[Distutils] Common version-comparison semantics for peace love and harmony

Laura Creighton lac at openend.se
Sat Nov 28 10:50:36 CET 2009

In a message of Sat, 28 Nov 2009 10:27:14 +0100, Tarek Ziadé writes:
>On Sat, Nov 28, 2009 at 7:31 AM, Laura Creighton <lac at openend.se> wrote:
>> It occurs to me that this problem would go away if we had a way to
>> ask, for any given version number, 'what was your creation date' and
>> the sorting 'earlier' and 'later' by that date.  Can somebody explain
>> why we aren't doing this?
>You mean like a timestamp before or after the version ?
>I might be wrong but I think that would be similar to what RPM calls
>an Epoch. A number that can be used to compare two packages when their
>versions number don't follow the standard scheme anymore. But that's
>just a fallback.
>But for the sake of simplicity and standardization, this extra number
>is avoided.
>Meaning that it would be better to define and use a standard for the
>released packages, than introducing a timestamp and say: do whatever
>you want with your version numbers.

But I think that it is the other way around ... what we want is a
timestamp.  The algorithm is for guessing which version is ealier
in the absence of a timestamp.

>At some point, we all agree that MAJOR.MINOR.MICRO is an accepted
>standard and we are arguing about pre/post/dev releases.

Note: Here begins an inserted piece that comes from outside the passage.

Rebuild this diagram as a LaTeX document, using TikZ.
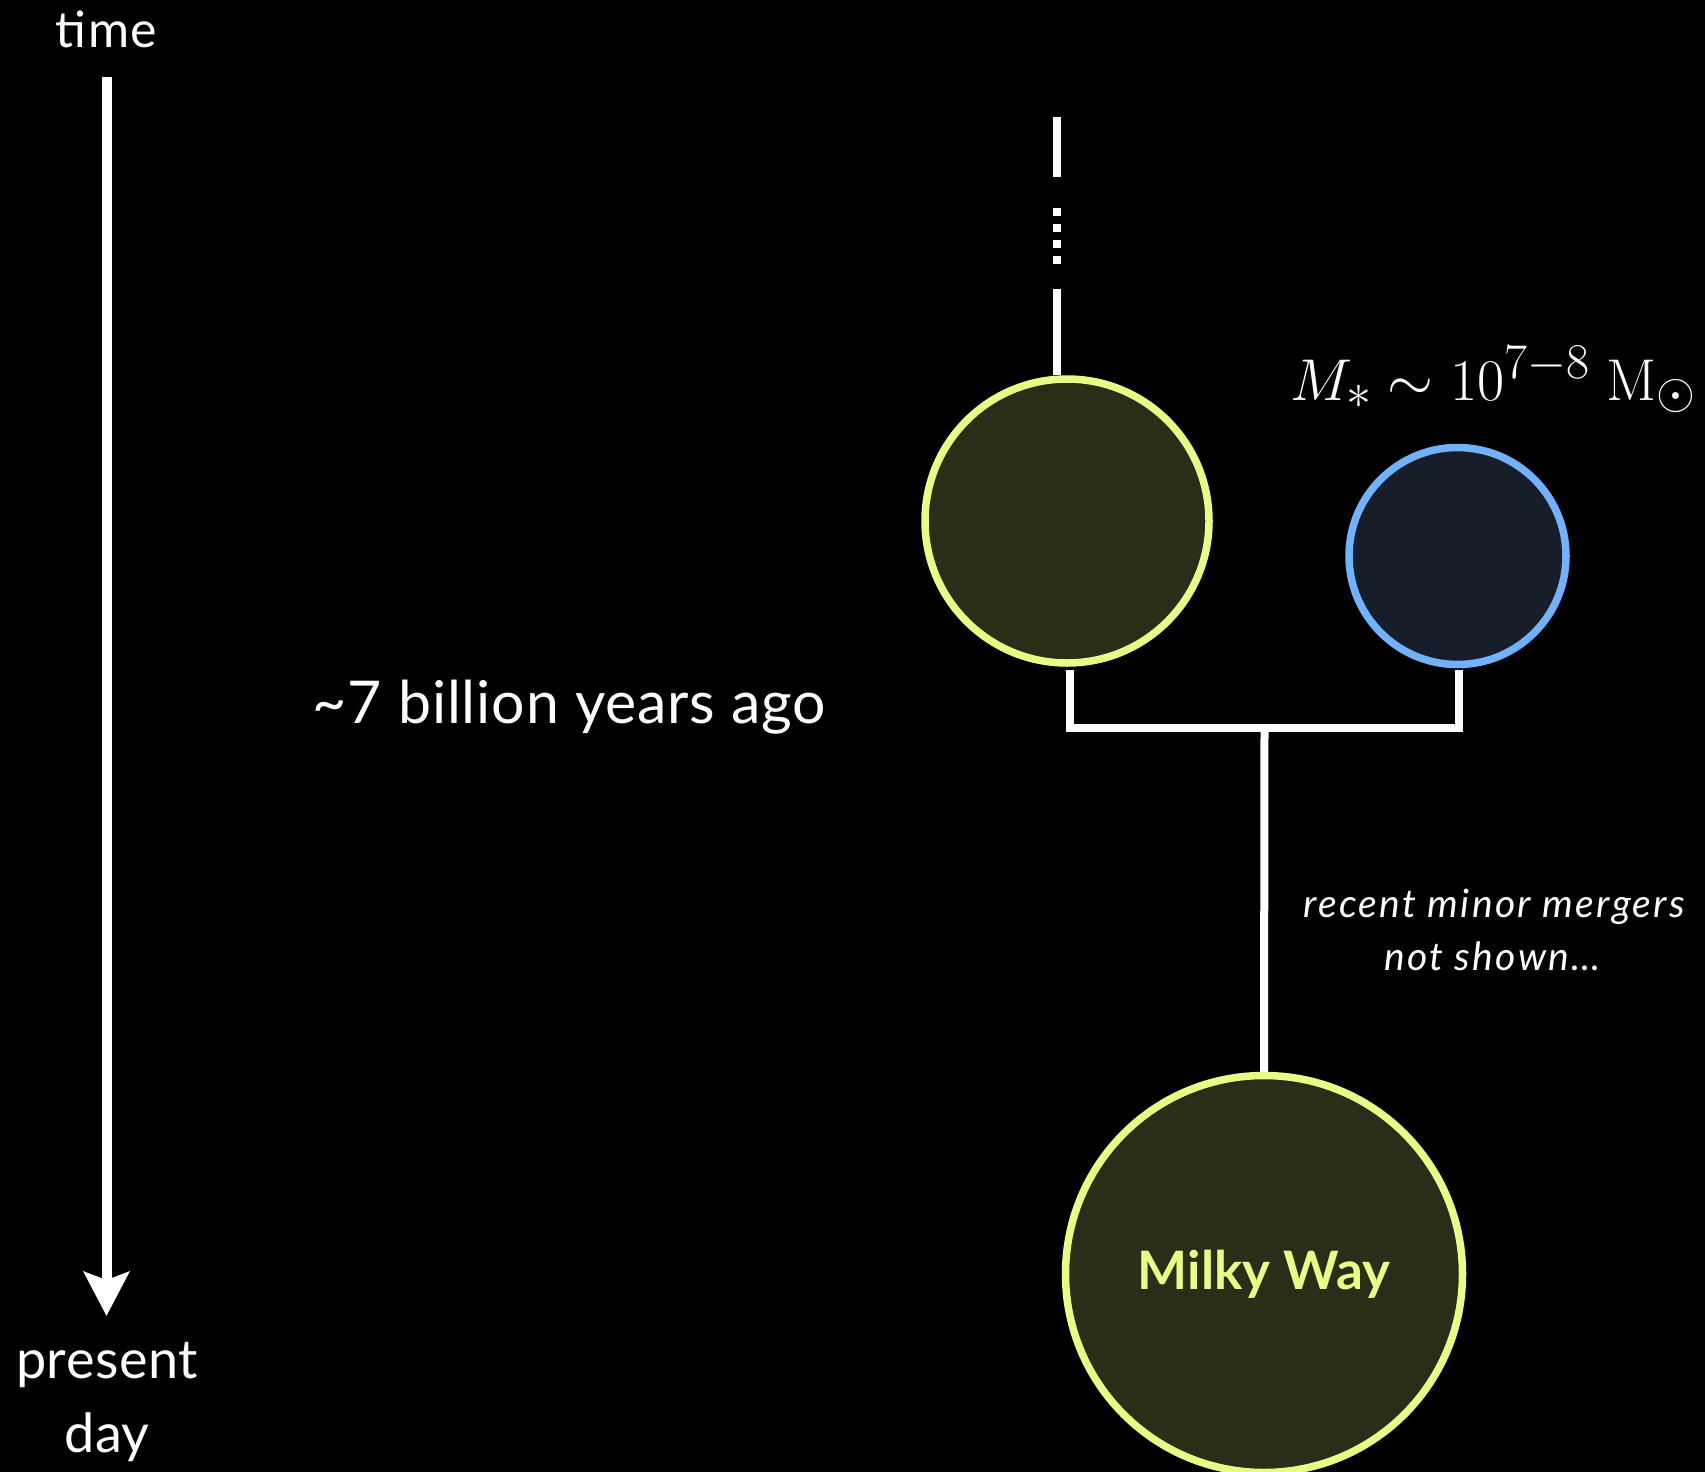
\documentclass[tikz,border=0pt]{standalone}
\usepackage{fix-cm}
\usepackage[no-math]{fontspec}
\setmainfont{Lato}
\DeclareMathSizes{59}{59}{50}{41}
\usetikzlibrary{arrows.meta}
\definecolor{mwyellow}{RGB}{233,253,131}
\definecolor{mwfill}{RGB}{42,45,24}
\definecolor{satblue}{RGB}{112,178,255}
\definecolor{satfill}{RGB}{23,30,42}
\begin{document}
\begin{tikzpicture}[x=1pt,y=-1pt,
  lbl/.style={text=white, inner sep=0pt},
  branch/.style={draw=white, line width=8pt},
  galaxy/.style={circle, inner sep=0pt, line width=7.5pt},
]
\fill[black] (0,0) rectangle (1705,1472);
\useasboundingbox (0,0) rectangle (1705,1472);

% time axis
\node[lbl, anchor=base, font=\fontsize{50}{60}\selectfont\addfontfeatures{LetterSpace=3}] (time) at (106.5,47.7) {time};
\node[lbl, anchor=base, font=\fontsize{54}{64}\selectfont\addfontfeatures{LetterSpace=1}] (present) at (107,1378) {present};
\node[lbl, anchor=base, font=\fontsize{54}{64}\selectfont\addfontfeatures{LetterSpace=1}] (day) at (107,1452) {day};
\coordinate (ts) at (106.5,76.7);
\coordinate (te) at (106.5,1316);
\draw[white, line width=10pt, -{Stealth[length=44pt, width=45pt, inset=8pt]}] (ts) -- (te);

\node[lbl, anchor=base, font=\fontsize{59}{70}\selectfont\addfontfeatures{LetterSpace=1.5}] (ago) at (569.5,723) {\textasciitilde 7 billion years ago};

% galaxies
\node[galaxy, draw=mwyellow, fill=mwfill, minimum size=284pt] (A) at (1067,521) {};
\node[galaxy, draw=satblue, fill=satfill, minimum size=217pt] (B) at (1457.5,556) {};
\node[galaxy, draw=mwyellow, fill=mwfill, minimum size=397pt, text=mwyellow,
      font=\bfseries\fontsize{53}{64}\selectfont] (MW) at (1264,1274) {Milky Way};

\node[lbl, anchor=base west, font=\fontsize{59}{70}\selectfont] (mass) at (1290,400)
  {$M_* \sim 10^{7-8}\;\mathrm{M}_\odot$};

% history line above progenitor
\coordinate (L1) at (1057,117);
\coordinate (L2) at (1057,177);
\coordinate (D1) at (1057,208.3);
\coordinate (D2) at (1057,265);
\coordinate (L3) at (1057,289);
\draw[branch, line width=8.5pt] (L1) -- (L2);
\draw[branch, line width=8.5pt, dash pattern=on 8pt off 8pt] (D1) -- (D2);
\draw[branch, line width=8.5pt] (L3) -- (L3 |- A.north);

% merger bracket
\coordinate (J) at (1264.5,727.5);
\draw[branch] ([xshift=3pt,yshift=-3pt]A.south) |- (J) -| ([xshift=1.5pt,yshift=-2pt]B.south);
\draw[branch] (J) -- (MW.north);

% note
\node[lbl, anchor=base, font=\itshape\fontsize{39}{50}\selectfont\addfontfeatures{LetterSpace=6}] (note1) at (1494,917) {recent minor mergers};
\node[lbl, anchor=base, font=\itshape\fontsize{39}{50}\selectfont\addfontfeatures{LetterSpace=6}] (note2) at (1492.5,970) {not shown…};
\end{tikzpicture}
\end{document}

We have no way to enforce this on the world.  The arguments here may
have gone away, but out in the wild, I think we need to accept that
people are going to name their packages whatever they like.  We
can suggest in the strongest possible terms that they use this
numbering convention, but it will still just be a suggestion.

>My point is that we are able to define a public scheme for those too,
>so all package installers share the same conventions.
>This doesn't imply that developers have to use it internally. It just
>implies that, if the developer releases his package at some point to
>PyPI, he will know *how* his version number will be sorted by package
>managers, because it's documented in a PEP. e.g. a shared convention.

It's not that I am 'anti-convention', it is just that I think that
if we include a timestamp, and use that _first_ when trying to find
out if a package is earlier than another package, then we will be
able to interoperate with those people who out of ignorance or some
business reason cannot respect the convention.